The Poetics of Cascadian Land and Water with Harold Rhenisch
Saturdays 3-5 PM PST
ONLINE
January 10, 17, 24, 31 & Feb. 7
$125
REGISTER HERE
This is a workshop in poetic fusion. Cascadia began with a language that united cultures: Chinook Wawa. This series of workshops expands its gift of integration between the ancient languages of the Columbia and its new languages, French and English. To do so, it draws in American, Canadian, Wawa and North European poetries, with a concentration on opening doorways. The first workshop explores Chinook Wawa to place traditions of language and poetry within Cascadian place, opening doors for Wawa to lead us closer to land and water. The second workshop explores the Old Norse language of land and sea that Cascadia’s first Europeans, northmen from the Scottish islands, brought to the Columbia. It is a workshop in English as an Indigenous language, opening doors for one-on-one conversations with other languages of the land. The third workshop explores the contributions of various French dialects and cultures, which arrived simultaneously from Quebec, le-Pays-d’en-Haut and Louisiana. It is a workshop in the breadth of language as civic discourse.

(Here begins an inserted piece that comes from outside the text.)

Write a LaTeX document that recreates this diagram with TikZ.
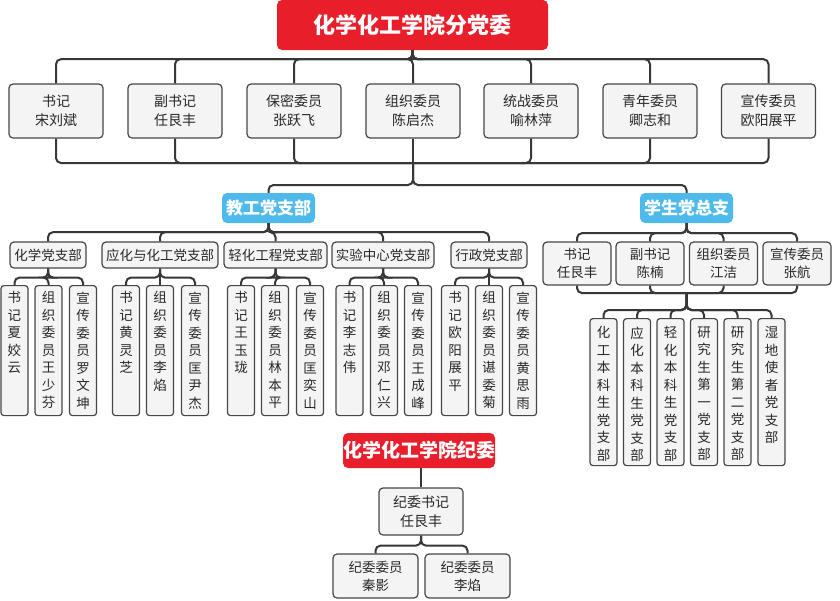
\documentclass[tikz,border=0pt]{standalone}
\usepackage{fontspec}
\setmainfont{Noto Sans CJK SC}
\definecolor{redc}{RGB}{232,30,42}
\definecolor{bluec}{RGB}{78,186,236}
\definecolor{boxc}{RGB}{244,244,244}
\definecolor{bordc}{RGB}{70,70,70}
\definecolor{linec}{RGB}{55,55,55}
\definecolor{txtc}{RGB}{40,40,40}
\def\vtloop#1{\ifx\relax#1\else#1\par\expandafter\vtloop\fi}
\newcommand\vtext[2]{\parbox[t][#1][t]{14pt}{\centering\fontsize{13.5}{17.5}\selectfont\vtloop#2\relax}}
\tikzset{
 conn/.style={draw=linec, line width=2pt, rounded corners=5pt},
 gbox/.style={draw=bordc, fill=boxc, line width=1.2pt, rounded corners=4pt, inner sep=0pt, align=center, text=txtc},
 topbox/.style={gbox, minimum width=94pt, minimum height=54pt, font=\fontsize{14}{19}\selectfont},
 redbox/.style={fill=redc, rounded corners=5pt, text=white, inner sep=0pt},
 bluebox/.style={fill=bluec, rounded corners=5pt, text=white, inner sep=0pt, minimum width=93pt, minimum height=30pt, font=\fontsize{17}{20}\selectfont\bfseries},
 brbox/.style={gbox, minimum height=26pt, font=\fontsize{13.5}{16}\selectfont},
 stbox/.style={gbox, minimum width=68pt, minimum height=43pt, font=\fontsize{13.5}{17.5}\selectfont},
 leaf/.style={gbox, anchor=north, inner xsep=6.5pt, inner ysep=6pt, rounded corners=3pt},
 jwbox/.style={gbox, font=\fontsize{13.5}{18}\selectfont},
}
\begin{document}
\begin{tikzpicture}[x=1pt,y=-1pt]
\useasboundingbox (0,0) rectangle (840,600);
% top
\node[redbox, minimum width=271pt, minimum height=50pt, font=\fontsize{22}{26}\selectfont\bfseries] (t) at (412.5,25) {化学化工学院分党委};
\node[topbox] (b1) at (56,111) {书记\\宋刘斌};
\node[topbox] (b2) at (175,111) {副书记\\任艮丰};
\node[topbox] (b3) at (294,111) {保密委员\\张跃飞};
\node[topbox] (b4) at (413,111) {组织委员\\陈启杰};
\node[topbox] (b5) at (531,111) {统战委员\\喻林萍};
\node[topbox] (b6) at (650,111) {青年委员\\卿志和};
\node[topbox] (b7) at (768.5,111) {宣传委员\\欧阳展平};
\foreach \i in {1,...,7}{\draw[conn] (t.south) -- ++(0,9) -| (b\i.north);}
\coordinate (sum1) at (413,163);
\foreach \i in {1,...,7}{\draw[conn] (b\i.south) |- (sum1);}
% second level
\node[bluebox] (jg) at (268.5,208) {教工党支部};
\node[bluebox] (xs) at (686.5,208) {学生党总支};
\draw[conn] (sum1) -- ++(0,22) -| (jg.north);
\draw[conn] (sum1) -- ++(0,22) -| (xs.north);
% jiaogong branches
\node[brbox, minimum width=76pt] (c1) at (48,255) {化学党支部};
\node[brbox, minimum width=116pt] (c2) at (160,255) {应化与化工党支部};
\node[brbox, minimum width=103pt] (c3) at (275.5,255) {轻化工程党支部};
\node[brbox, minimum width=102pt] (c4) at (383,255) {实验中心党支部};
\node[brbox, minimum width=76pt] (c5) at (489,255) {行政党支部};
\foreach \i in {1,...,5}{\draw[conn] (jg.south) -- ++(0,9) -| (c\i.north);}
% leaves
\node[leaf] (l11) at (14.5,285) {\vtext{118pt}{书记夏姣云}};
\node[leaf] (l12) at (48.5,285) {\vtext{118pt}{组织委员王少芬}};
\node[leaf] (l13) at (83,285) {\vtext{118pt}{宣传委员罗文坤}};
\node[leaf] (l21) at (126,285) {\vtext{118pt}{书记黄灵芝}};
\node[leaf] (l22) at (160,285) {\vtext{118pt}{组织委员李焰}};
\node[leaf] (l23) at (195,285) {\vtext{118pt}{宣传委员匡尹杰}};
\node[leaf] (l31) at (241,285) {\vtext{118pt}{书记王玉珑}};
\node[leaf] (l32) at (275,285) {\vtext{118pt}{组织委员林本平}};
\node[leaf] (l33) at (310,285) {\vtext{118pt}{宣传委员匡奕山}};
\node[leaf] (l41) at (349.5,285) {\vtext{118pt}{书记李志伟}};
\node[leaf] (l42) at (384,285) {\vtext{118pt}{组织委员邓仁兴}};
\node[leaf] (l43) at (418,285) {\vtext{118pt}{宣传委员王成峰}};
\node[leaf] (l51) at (455,285) {\vtext{118pt}{书记欧阳展平}};
\node[leaf] (l52) at (489,285) {\vtext{118pt}{组织委员谌委菊}};
\node[leaf] (l53) at (523,285) {\vtext{118pt}{宣传委员黄思雨}};
\foreach \i in {1,...,5}{\foreach \j in {1,2,3}{\draw[conn] (c\i.south) -- ++(0,9) -| (l\i\j.north);}}
% student
\node[stbox] (s1) at (577,263.5) {书记\\任艮丰};
\node[stbox] (s2) at (650,263.5) {副书记\\陈楠};
\node[stbox] (s3) at (723.5,263.5) {组织委员\\江洁};
\node[stbox] (s4) at (797,263.5) {宣传委员\\张航};
\foreach \i in {1,...,4}{\draw[conn] (xs.south) -- ++(0,10) -| (s\i.north);}
\coordinate (sum2) at (686.5,293);
\foreach \i in {1,...,4}{\draw[conn] (s\i.south) |- (sum2);}
\node[leaf, inner ysep=8pt] (m1) at (603.5,318) {\vtext{131pt}{化工本科生党支部}};
\node[leaf, inner ysep=8pt] (m2) at (637,318) {\vtext{131pt}{应化本科生党支部}};
\node[leaf, inner ysep=8pt] (m3) at (670.5,318) {\vtext{131pt}{轻化本科生党支部}};
\node[leaf, inner ysep=8pt] (m4) at (704,318) {\vtext{131pt}{研究生第一党支部}};
\node[leaf, inner ysep=8pt] (m5) at (737.5,318) {\vtext{131pt}{研究生第二党支部}};
\node[leaf, inner ysep=8pt] (m6) at (771.5,318) {\vtext{131pt}{湿地使者党支部}};
\foreach \i in {1,...,6}{\draw[conn] (sum2) -- ++(0,17) -| (m\i.north);}
% discipline
\node[redbox, minimum width=152pt, minimum height=35pt, font=\fontsize{19}{22}\selectfont\bfseries] (jw) at (419,450.5) {化学化工学院纪委};
\node[jwbox, minimum width=84pt, minimum height=47pt, font=\fontsize{14}{19}\selectfont] (jws) at (421,511.5) {纪委书记\\任艮丰};
\node[jwbox, minimum width=85pt, minimum height=44pt] (jc1) at (375.5,576) {纪委委员\\秦影};
\node[jwbox, minimum width=85pt, minimum height=44pt] (jc2) at (467.5,576) {纪委委员\\李焰};
\draw[conn] (jws.north |- jw.south) -- (jws.north);
\draw[conn] (jws.south) -- ++(0,10) -| (jc1.north);
\draw[conn] (jws.south) -- ++(0,10) -| (jc2.north);
\end{tikzpicture}
\end{document}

It mines American (think: Ezra Pound and Denise Levertov) and British Columbian (think: Charles Lillard and Daphne Marlatt) models for techniques of integration across dictions, allowing history to be written on Cascadian terms. The fourth workshop explores the transcripts of the Walla Walla Treaty Council of 1855. This all-important council was conducted in Wawa and recorded in English. The workshop explores the differences between American and Indigenous uses of Wawa at the council and then applies them to expansions of current poetic models in what has long been a land of translation. Black history at Hanford is part of this story. The fifth workshop references integrative traditions from British Columbia which fuse British and American poetic traditions. It explores line breaks in detail and how they guide bodies moving in space. Our goal overall is to speak as Cascadians, from here and from our rich linguistic tradition, emphasizing voice, person to person, people to land, and the past to an integrative future.